Outre-mer - La crise fédérale au Nigeria - L'évolution politique au Congo-Kinshasa - L'africanisation inopinée du Clergé en Guinée
La crise fédérale au Nigeria
Alors que l’on pouvait espérer un compromis entre les principaux dirigeants du Nigeria, sauvegardant l’unité du pays, la menace de dissociation de la Fédération s’est concrétisée le 30 mai avec la proclamation unilatérale d’indépendance de la région orientale par son Gouverneur, le lieutenant-colonel Ojukwu. Le nouvel État prend l’appellation de République de Biafra, du nom de la partie la plus orientale du golfe de Guinée.
L’événement qui a précipité cette décision est l’annonce par le lt-col Goowon, Chef du Gouvernement fédéral, du partage du territoire nigérien en douze États fédérés, qui se substituaient aux quatre régions antérieures : la région Nord étant scindée en six États, la région Est en trois, la région Ouest en deux (le territoire fédéral de la ville de Lagos devenant un État) et la région Centre-Ouest étant maintenue. Par cette mesure, le lt-col Ojukwu se voyait retirer toute autorité sur deux provinces de son ancienne région, celle de Calabar-Okodja et celle des Rivers. Il ne conservait comme domaine que le territoire des Ibos avec sa capitale Enugu. La région Nord, qui compte à elle seule plus de la moitié de la population de la Fédération était favorable à sa partition car celle-ci n’affectait guère sa réelle cohésion ethnique. Par contre, dans l’Est, les deux nouveaux États séparés d’Enugu et peuplés d’ethnies non apparentées aux Ibos ne risquaient guère d’accepter le maintien de la domination de ceux-ci. Le partage apparaissait ainsi comme une mesure destinée essentiellement à ruiner la position du lt-col Ojukwu et à le faire entrer dans le rang. Sur l’échiquier nigérien, sa part théorique d’influence politique se trouvait en effet ramenée d’un quart à un douzième. Quant à son « poids » économique, il se voyait réduit dans une proportion encore plus forte.

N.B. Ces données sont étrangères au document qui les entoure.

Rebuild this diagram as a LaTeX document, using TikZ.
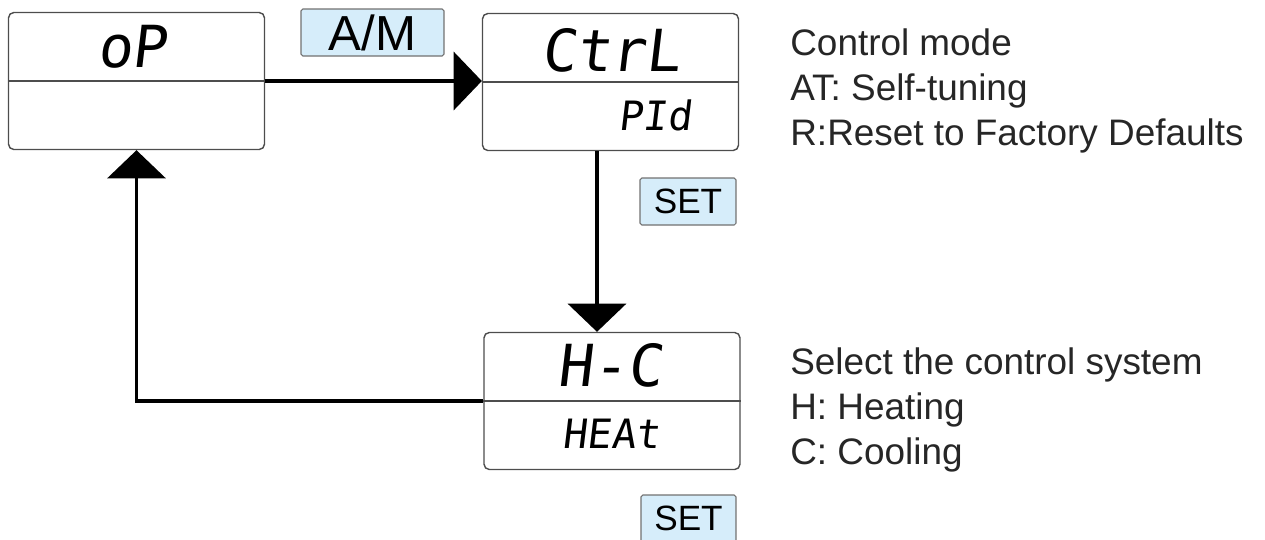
\documentclass[tikz,border=0pt]{standalone}
\usepackage{fontspec}
\setmainfont{Liberation Sans}
\newfontfamily\segfont[FakeSlant=0.12]{DejaVu Sans Mono}
\usetikzlibrary{arrows.meta}
\definecolor{keyblue}{HTML}{D6EDFA}
\definecolor{rim}{HTML}{4D4D4D}
\begin{document}
\begin{tikzpicture}[x = 0.02cm, y = -0.02cm,
		disp/.style = {draw = rim, line width = 0.8pt, rounded corners = 3pt, minimum width = 5.12cm, minimum height = 2.74cm, inner sep = 0pt},
		key/.style = {draw = rim!80, fill = keyblue, line width = 0.6pt, rounded corners = 1pt, minimum height = 0.94cm, inner sep = 0pt},
		seg/.style = {font = \segfont\fontsize{33}{33}\selectfont},
		subseg/.style = {font = \segfont\fontsize{23}{23}\selectfont},
		note/.style = {anchor = north west, align = left, inner sep = 0pt, text = black!85, font = \fontsize{21}{25.6}\selectfont},
		flow/.style = {line width = 2pt, -{Triangle[length = 16pt, width = 33pt]}}]
		\useasboundingbox (0, 0) rectangle (1265, 539);
		\begin{scope}
		\clip (0, 0) rectangle (1265, 539);
		% displays
		\node[disp] (op) at (136.5, 81) {};
		\node[disp] (ctrl) at (610.5, 82) {};
		\node[disp] (hc) at (612, 401) {};
		\foreach \b in {op, ctrl, hc}{
			\draw[rim, line width = 0.8pt] (\b.west) -- (\b.east);}
		\node[seg] (opTop) at (132, 47) {oP};
		\node[seg] (ctrlTop) at (611, 50) {CtrL};
		\node[subseg] (ctrlBot) at (655, 115) {PId};
		\node[seg] (hcTop) at (610, 365) {H-C};
		\node[subseg] (hcBot) at (611, 434) {HEAt};
		% keys
		\node[key, minimum width = 2.86cm, font = \fontsize{28}{28}\selectfont] (am) at (372.5, 32.5) {A/M};
		\node[key, minimum width = 1.92cm, font = \fontsize{20}{20}\selectfont] (set1) at (688, 201.5) {SET};
		\node[key, minimum width = 1.9cm, font = \fontsize{20}{20}\selectfont] (set2) at (688.5, 518.5) {SET};
		% notes
		\node[note] (ctrlnote) at (790, 28) {Control mode\\AT: Self-tuning\\R:Reset to Factory Defaults};
		\node[note] (hcnote) at (790, 347) {Select the control system\\H: Heating\\C: Cooling};
		% flow
		\coordinate (drop) at (597, 0);
		\draw[flow] (op.east) -- (op.east -| ctrl.west);
		\draw[flow] (ctrl.south -| drop) -- (hc.north -| drop);
		\draw[flow] (hc.west) -| (op.south);
		\end{scope}
\end{tikzpicture}
\end{document}
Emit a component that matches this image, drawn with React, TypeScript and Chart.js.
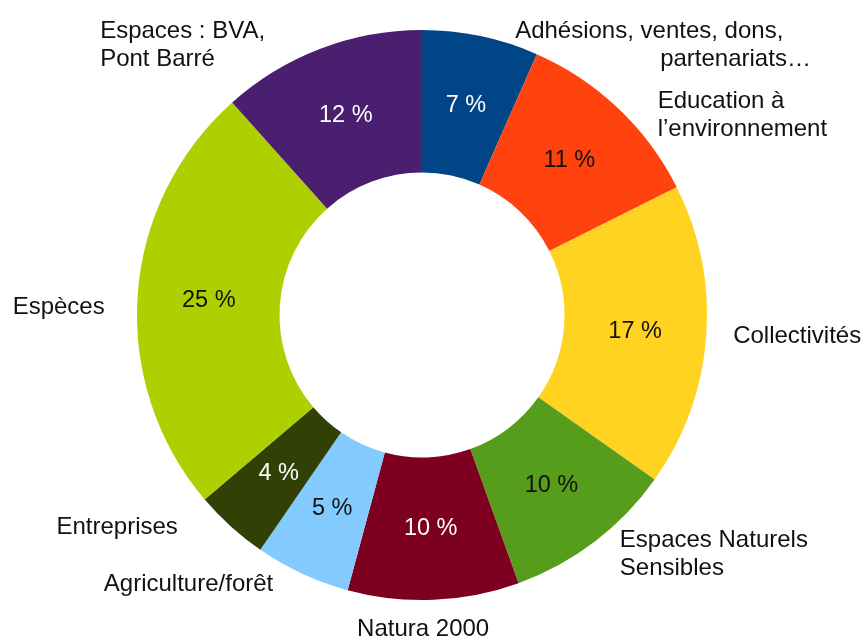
import { useEffect, useRef } from 'react';
import { Chart, registerables } from 'chart.js';

Chart.register(...registerables);

// ---- data ----
const categories: string[][] = [
  ['Adhésions, ventes, dons,', 'partenariats…'],
  ['Education à', 'l’environnement'],
  ['Collectivités'],
  ['Espaces Naturels', 'Sensibles'],
  ['Natura 2000'],
  ['Agriculture/forêt'],
  ['Entreprises'],
  ['Espèces'],
  ['Espaces : BVA,', 'Pont Barré'],
];
const shares = [6.6, 11.0, 17.2, 9.7, 9.7, 5.4, 4.2, 24.6, 11.6];

// ---- styles ----
const sliceColors = ['#004586', '#ff420e', '#ffd320', '#579d1c', '#7e0021', '#83caff', '#314004', '#aecf00', '#4b1f6f'];
const pctTextColors = ['#ffffff', '#111111', '#111111', '#111111', '#ffffff', '#111111', '#ffffff', '#111111', '#ffffff'];
const FONT = '24px "Liberation Sans", Arial, sans-serif';
const PCT_FONT = '23.5px "Liberation Sans", Arial, sans-serif';
const LINE_H = 28;
const LABEL_GAP = 12;
const labelNudges: { align: CanvasTextAlign; dx: number; dy: number; lineDx?: number[] }[] = [
  { align: 'left', dx: 32, dy: 21, lineDx: [0, 145] },
  { align: 'left', dx: 31, dy: 16 },
  { align: 'left', dx: 15, dy: -1 },
  { align: 'left', dx: 18, dy: 3 },
  { align: 'center', dx: -11, dy: 18 },
  { align: 'right', dx: -24, dy: 0 },
  { align: 'right', dx: -45, dy: -8 },
  { align: 'right', dx: -21, dy: 13 },
  { align: 'left', dx: -216, dy: 8 },
];

const sliceLabels = {
  id: 'sliceLabels',
  afterDatasetsDraw(chart: any) {
    const ctx = chart.ctx as CanvasRenderingContext2D;
    const meta = chart.getDatasetMeta(0);
    const total = shares.reduce((a, b) => a + b, 0);
    ctx.save();
    ctx.textBaseline = 'middle';
    meta.data.forEach((arc: any, i: number) => {
      const p = arc.getProps(['x', 'y', 'startAngle', 'endAngle', 'outerRadius', 'innerRadius'], true);
      const mid = (p.startAngle + p.endAngle) / 2;
      const c = arc.tooltipPosition(true);
      ctx.font = PCT_FONT;
      ctx.fillStyle = pctTextColors[i];
      ctx.textAlign = 'center';
      ctx.fillText(`${Math.round((shares[i] / total) * 100)} %`, c.x, c.y);

      const r = p.outerRadius + LABEL_GAP;
      const ax = p.x + Math.cos(mid) * r;
      const ay = p.y + Math.sin(mid) * r;
      const n = labelNudges[i];
      const lines = categories[i];
      ctx.font = FONT;
      ctx.fillStyle = '#111111';
      ctx.textAlign = n.align;
      const top = ay + n.dy - ((lines.length - 1) * LINE_H) / 2;
      lines.forEach((ln, j) => {
        ctx.fillText(ln, ax + n.dx + (n.lineDx ? n.lineDx[j] : 0), top + j * LINE_H);
      });
    });
    ctx.restore();
  },
};

export default function App() {
  const ref = useRef<HTMLCanvasElement>(null);
  useEffect(() => {
    if (!ref.current) return;
    const chart = new Chart(ref.current, {
      type: 'doughnut',
      data: {
        labels: categories.map((l) => l.join(' ')),
        datasets: [
          {
            data: shares,
            backgroundColor: sliceColors,
            borderWidth: 0,
          },
        ],
      },
      options: {
        responsive: false,
        devicePixelRatio: 1,
        animation: false,
        cutout: '50%',
        layout: { padding: { left: 137, right: 160, top: 30, bottom: 41 } },
        plugins: { legend: { display: false }, tooltip: { enabled: false } },
      },
      plugins: [sliceLabels],
    });
    return () => chart.destroy();
  }, []);
  return (
    <div style={{ position: 'fixed', left: 0, top: 0, width: 867, height: 641, background: '#fff' }}>
      <canvas ref={ref} width={867} height={641} style={{ display: 'block' }} />
    </div>
  );
}
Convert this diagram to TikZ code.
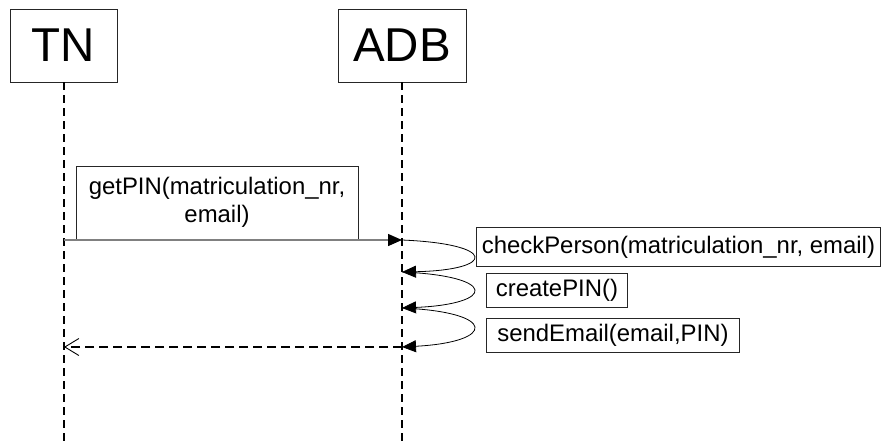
\documentclass[tikz,border=0pt]{standalone}
\usepackage{fontspec}
\setmainfont{Liberation Sans}
\usetikzlibrary{arrows.meta}

\tikzset{
  actor/.style={draw=black!85, line width=0.9pt, fill=white, inner sep=0pt,
    font=\fontsize{47.5}{50}\selectfont},
  lifeline/.style={line width=1.8pt, dash pattern=on 8pt off 5pt},
  msgbox/.style={draw=black!85, line width=0.9pt, fill=white, inner sep=0pt,
    align=center, font=\fontsize{23.9}{28.5}\selectfont},
  callmsg/.style={draw=black!50, line width=1.4pt,
    -{Triangle[length=14pt,width=12pt,black]}},
  selfmsg/.style={line width=0.8pt, -{Triangle[length=14pt,width=12pt]}},
  replymsg/.style={line width=1.8pt, dash pattern=on 9pt off 5pt,
    -{Straight Barb[length=14pt,width=17pt,line width=0.9pt]}},
}

\begin{document}
\begin{tikzpicture}[x=1pt,y=-1pt]
  \useasboundingbox (0,0) rectangle (881,445);

  % participants
  \node[actor, minimum width=107, minimum height=73] (tn) at (63.5,45.5) {TN};
  \node[actor, minimum width=128, minimum height=73] (adb) at (402,45.5) {ADB};

  % lifeline ends
  \coordinate (tnend) at (64,445);
  \coordinate (adbend) at (402,445);
  \draw[lifeline] (tn.south -| tnend) -- (tnend);
  \draw[lifeline] (adb.south -| adbend) -- (adbend);

  % message points on the lifelines
  \coordinate (t1) at (64,240);
  \coordinate (a1) at (402,240);
  \coordinate (a2) at (402,272);
  \coordinate (a3) at (402,308);
  \coordinate (a4) at (402,347);
  \coordinate (t4) at (64,347);

  % getPIN call
  \node[msgbox, minimum width=282, minimum height=73] (getpin) at (217,202.5)
    {getPIN(matriculation\_nr,\\email)};
  \draw[callmsg] (t1) -- (a1);

  % self calls on ADB
  \draw[selfmsg] (a1) .. controls (498,244) and (496,270) .. (a2);
  \draw[selfmsg] (a2) .. controls (498,276) and (496,304) .. (a3);
  \draw[selfmsg] (a3) .. controls (498,312) and (496,342) .. (a4);

  \node[msgbox, minimum width=404, minimum height=39, anchor=north west]
    (check) at (476,227) {checkPerson(matriculation\_nr, email)};
  \node[msgbox, minimum width=141, minimum height=34, anchor=north west]
    (create) at (486,273) {createPIN()};
  \node[msgbox, minimum width=253, minimum height=34, anchor=north west]
    (send) at (486,318) {sendEmail(email,PIN)};

  % reply
  \draw[replymsg] (a4) -- (t4);
\end{tikzpicture}
\end{document}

Le 26 mai, l’Assemblée régionale d’Enugu réagissait aussitôt en votant une recommandation à son Gouverneur, l’invitant à proclamer la République de Biafra, État entièrement souverain, disposant en propre de sa diplomatie, de son armée, de ses finances et de ses ressources économiques. C’est ainsi que le lt-col Ojukwu donnait le 30 une consécration officielle à ce vote.
Le Gouvernement fédéral de Lagos dénonçait aussitôt cette « rébellion », décrétait l’état d’urgence, puis la mobilisation sur l’ensemble du territoire de la Fédération et décidait le blocus économique du Biafra.
Ainsi se trouve reproduite à quelques années d’intervalle une crise comparable à celle qu’a connue le Congo lors de la sécession du Katanga. Comme dans ce cas, d’importants intérêts économiques sont en jeu puisque le Biafra recèle entre autres la majorité des centres de production et la quasi-totalité des moyens d’évacuation du pétrole nigérien. En revanche, sur le plan politique, la situation se présente d’une façon assez différente. D’une part, il ne semble pas y avoir de différend idéologique entre Enugu et Lagos alors qu’il en existait un entre Elisabethville et Léopoldville. D’autre part, bien que le Biafra ait déclaré vouloir appartenir à l’OUA, il est peu concevable que les États africains acceptent de l’y admettre. La reconnaissance officielle du nouvel État sécessionniste serait pour eux un reniement du principe fondamental qui a présidé à la création de l’Organisation de l’unité africaine et l’aveu de l’échec de leurs efforts de regroupement et de renforcement de la cohésion du continent.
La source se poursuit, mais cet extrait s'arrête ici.